An exhibition supported by training providers and technology specialists was held in parallel. The congress offered an opportunity for delegates to explore examples of best practice in different areas, such as defining training needs, training methodologies, training design and delivery, assessment, skills fade and optimisation of competence retention.

The results of the comparative study on railway training provision for safety critical job positions in Europe which was commissioned from the University of Würzburg by the UIC European network of rail training centres was also presented and discussed.

Throughout the different presentations, workshops and discussions, the following topics were raised as fundamental issues that world rail training providers will have to tackle in the near future.

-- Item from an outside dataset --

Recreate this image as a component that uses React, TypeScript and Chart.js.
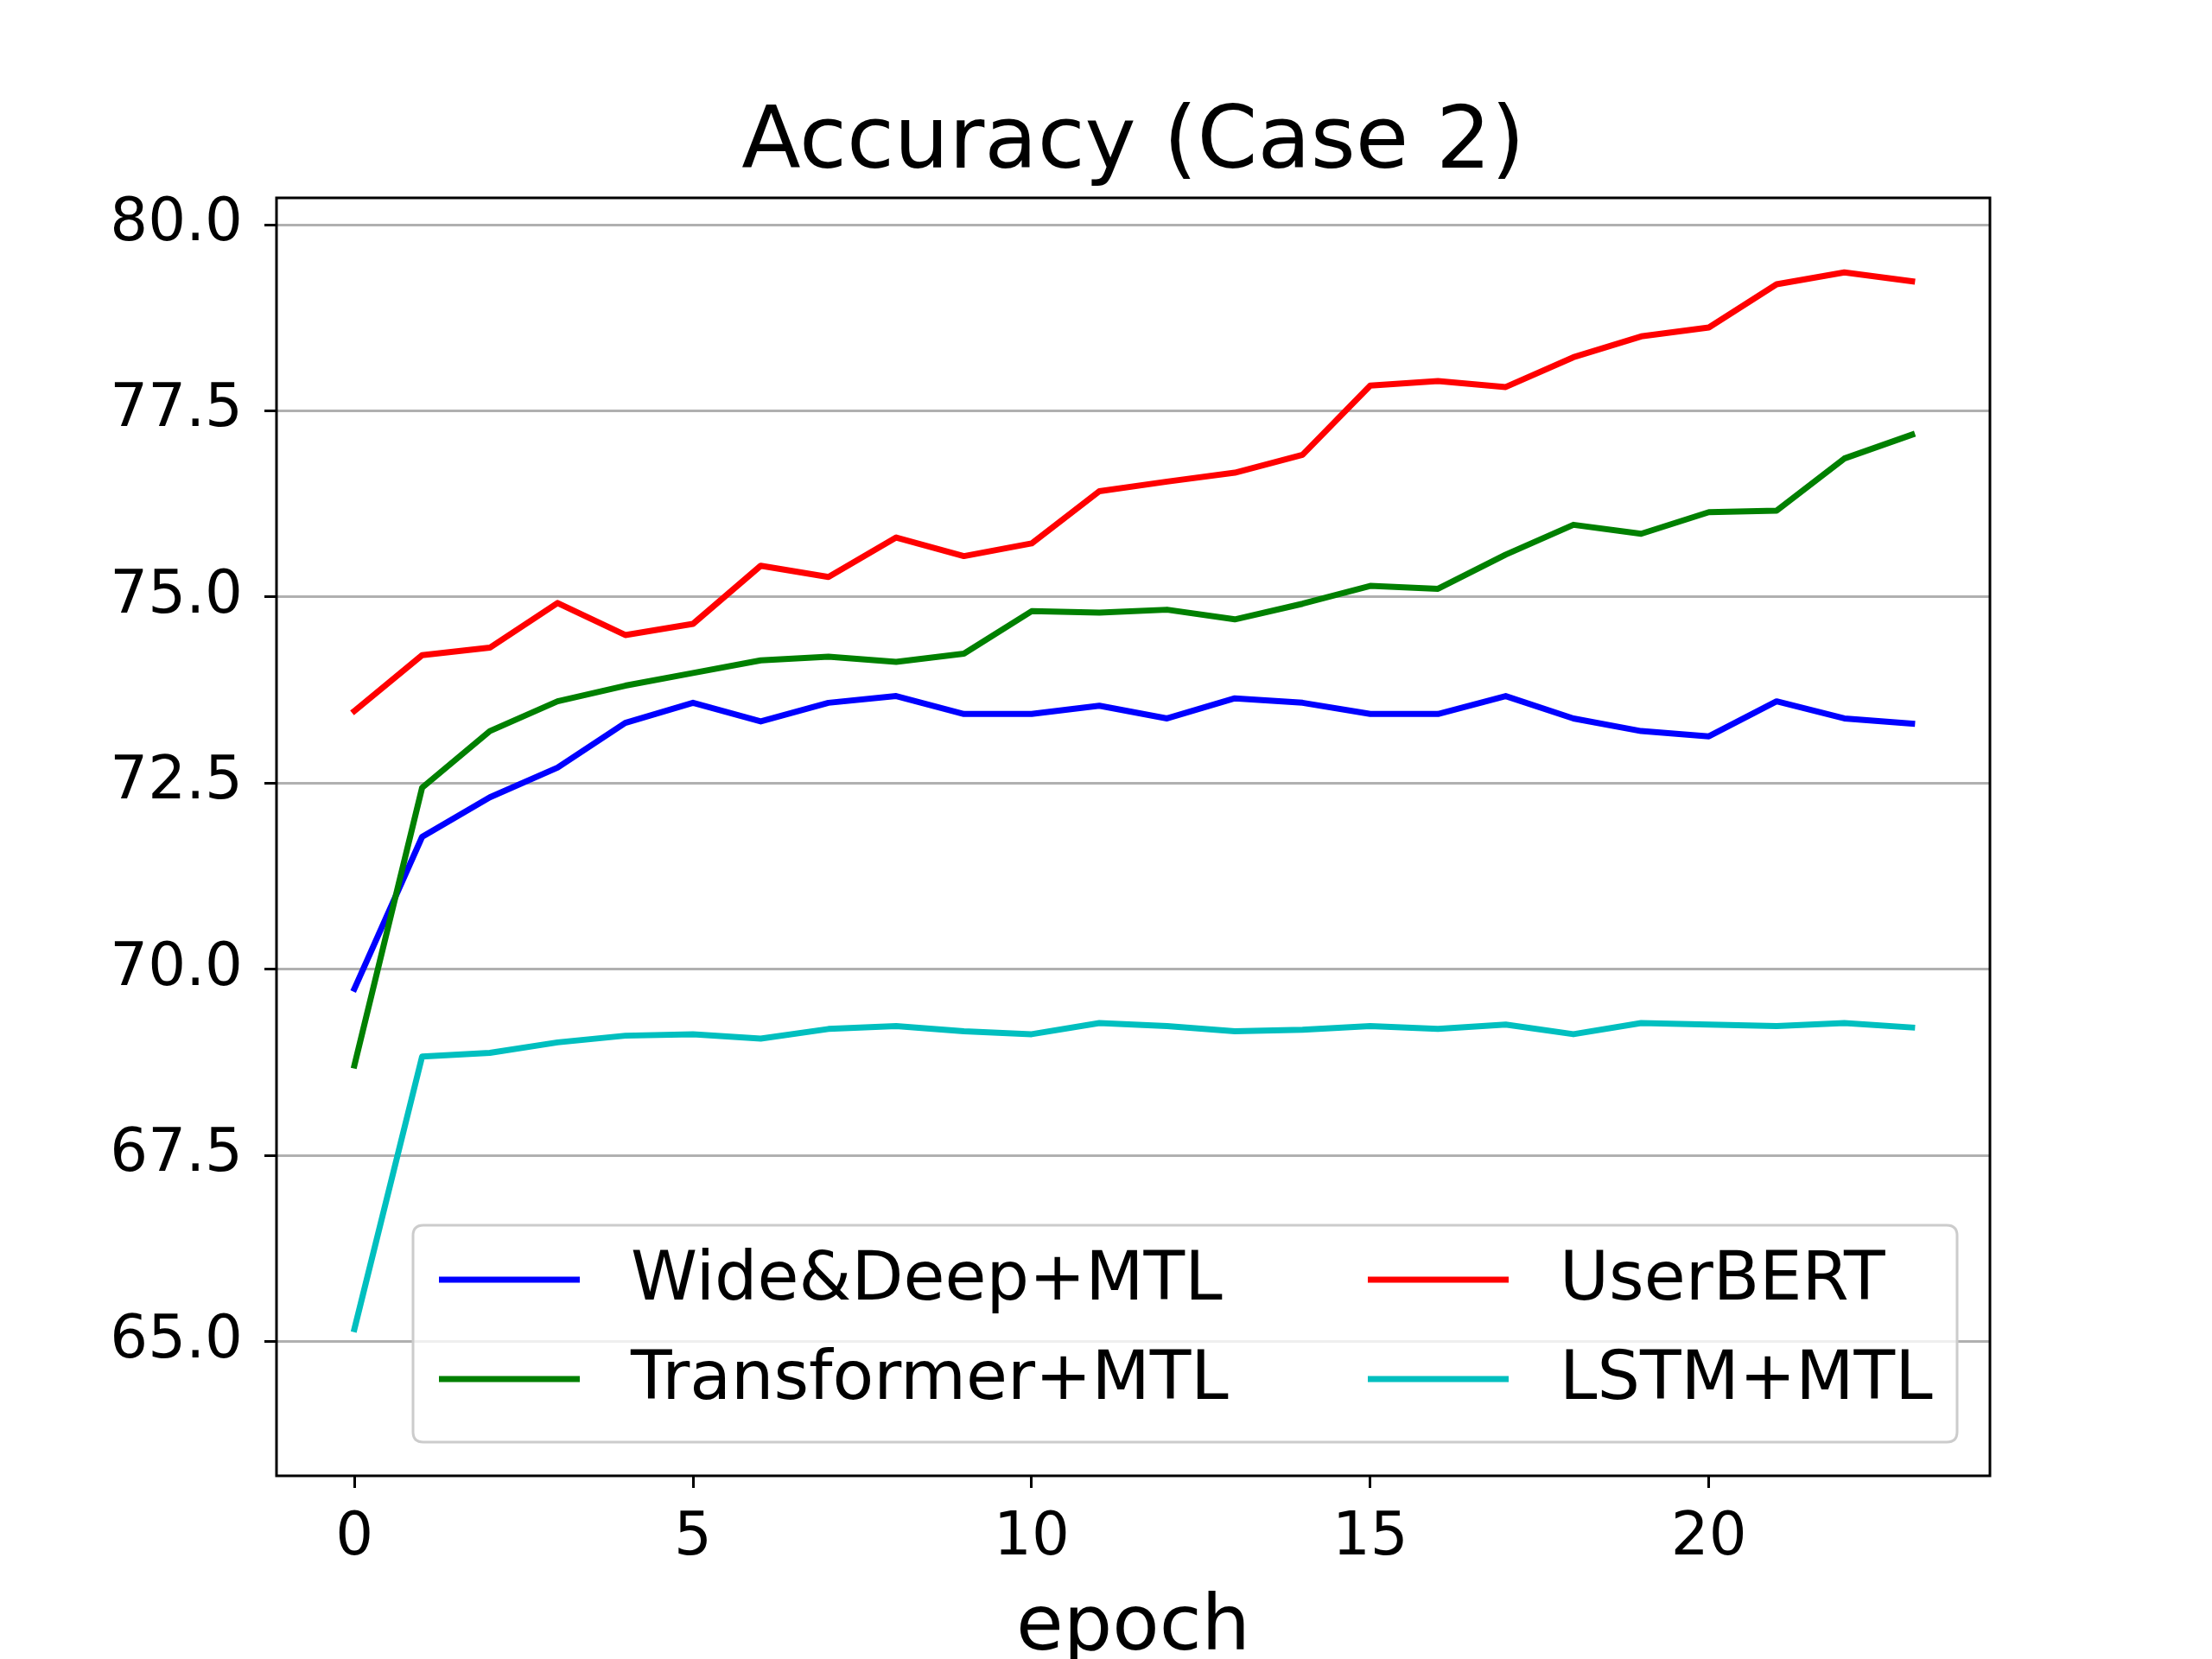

• The demographic challenge and the need to secure the next generation of rail transportation employees
• The need to define training needs, integrating non-technical skills in order to optimise learning
• The need for rail training providers to address the topic of measuring ROI (Return On Investment). Training is an investment which delivers measurable
benefits in relation to business performance, financial returns and workforce productivity, and its ROI can and should be calculated like any other
investment. The lack of systematic and empirical studies on transfer-of-training effects has a negative impact on the perception of training
• The loss of “corporate memory” in railway companies and the need to optimise competence retention, particularly in safety critical roles
• The importance of organisational learning
• The contradiction between the role of the trainer as a key player in the development of railway employees’ competences and skills (hence a safe and
interoperable railway) and the comparatively low recognition of the job and consequent difficulty in recruiting new, qualified trainers
• The need to invest in new training approaches (partly due to decreasing resources)

The success of the congress and the intensive exchanges between participants proved the value of organising opportunities for networking and promoting a regular professional dialogue among the rail training providers.